The clock on my bedside cabinet read 05:59. I watched it for a few seconds and it clicked over to 06:00. The radio alarm switched on. I tapped the button to turn it off and closed my eyes again.
I did that most mornings. I don’t know why I bothered with the alarm. Since my army days I could pretty much tell myself when I wanted to wake up. And I did.
My head didn’t feel as bad as it should have done. I had drunk far too many beers. Maybe the workout had compensated.
I smiled a little. Little bit guilty. Little bit pleased with myself. Little bit confused about what I was feeling, if I’m honest.
Kirsty had gone at about four o’clock. She had been groaning when she awoke. She didn’t kiss me goodbye when she left. In fact, she didn’t say a word. I remember her picking up her boots and almost tiptoeing out of my bedroom like a naughty adolescent. I smiled briefly again but couldn’t afford the luxury of letting my thoughts linger. I opened my eyes again. Time to go to work.
I swung my legs out of bed and yawned, turning it into a shout and shaking my head as I did so. I wasn’t feeling as bad as I should have been, but there were a few cobwebs to shake loose.

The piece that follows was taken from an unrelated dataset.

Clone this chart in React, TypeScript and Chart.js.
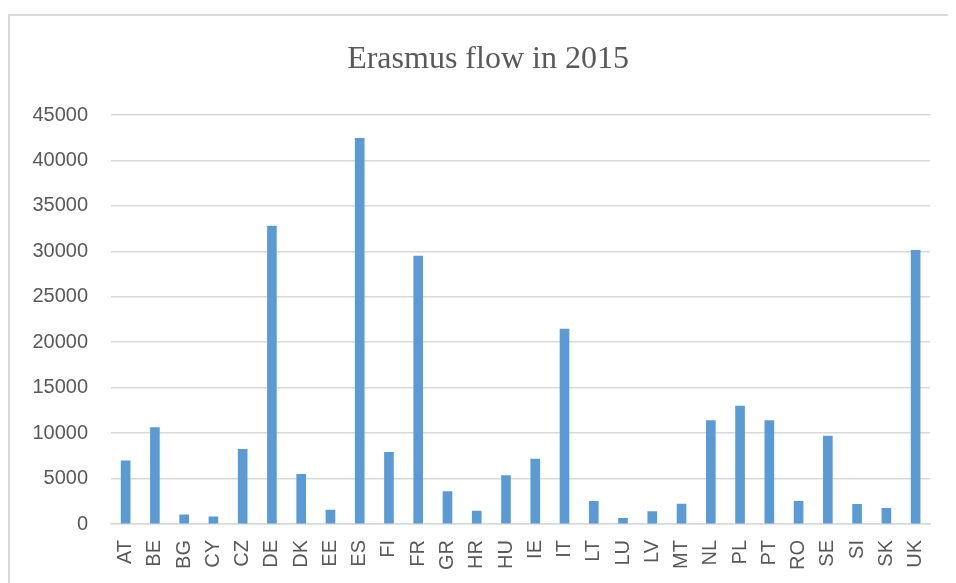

An hour and fifteen minutes later and I was on the treadmill at the gym. I had already done a full workout – weights and cardiovascular – and was warming down.
Sam Riddel was on the treadmill next to me. He hadn’t had as long a workout, but then again he probably hadn’t drunk a shedload of Corona beer. Far as I knew you don’t get hangovers from mineral water. We hadn’t spoken. He’d just nodded at me and gone through his weights routine.
Sam looked across at me now. There was a slight, questioning wrinkle on his forehead.
‘You seem in a particularly good mood this morning,’ he said.